I remember Saturday Night Live’s Robin Duke doing a none-too-flattering impression of Shelley Winters on SNL.
By the way, shout out to Robin Duke – one of a number of SNL cast members that time does not necessarily remember, but were nonetheless so funny in their heydey!
Anyway, my brother and I thought that was hysterical, and used to mock Winters, while not even knowing who this person was. Turns out, following the end of our local 11PM news, the station announcer goes: “Stay tuned for ‘The Initiation of Sarah’, staring Shelly Winters, etc.”
We bust out laughing and decided immediately to stay up to catch this movie. It wasn’t….memorable, to say the least.
All due respect to Winters, though – she’s passed on some time ago, but really did amass a solid, good body of acting work. She was a pretty good actress, who had so many different types of roles.

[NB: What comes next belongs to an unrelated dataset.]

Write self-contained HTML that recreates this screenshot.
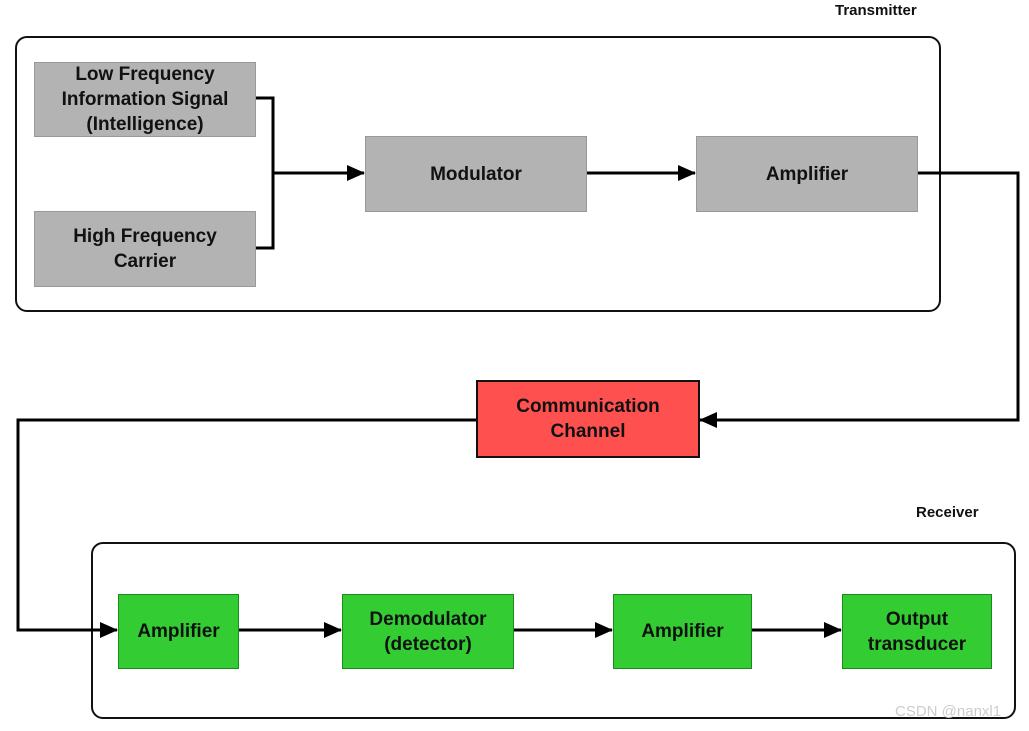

She was a very nice person as well.
That is my memory of “The Initiation of Sarah”…perhaps one of the best parts was when Morgan Fairchild got scalded in the shower. I see the original is on youtube, and that there was a remake, too.
Thanks for your comments. As I recall, that shower scalding scene was reminiscent of an episode of THE NIGHT STALKER from 1975 –“The Trevi Collection,” one of my favorites and with a Shelley Winteresque actress (Ruth McDevitt) playing the leader of a coven of witches. And of course THE INITIATION OF SARAH borrows elements of the film CARRIE, released in 1976, as well as SATAN’S SCHOOL FOR GIRLS (1973) and SUSPIRIA (1968).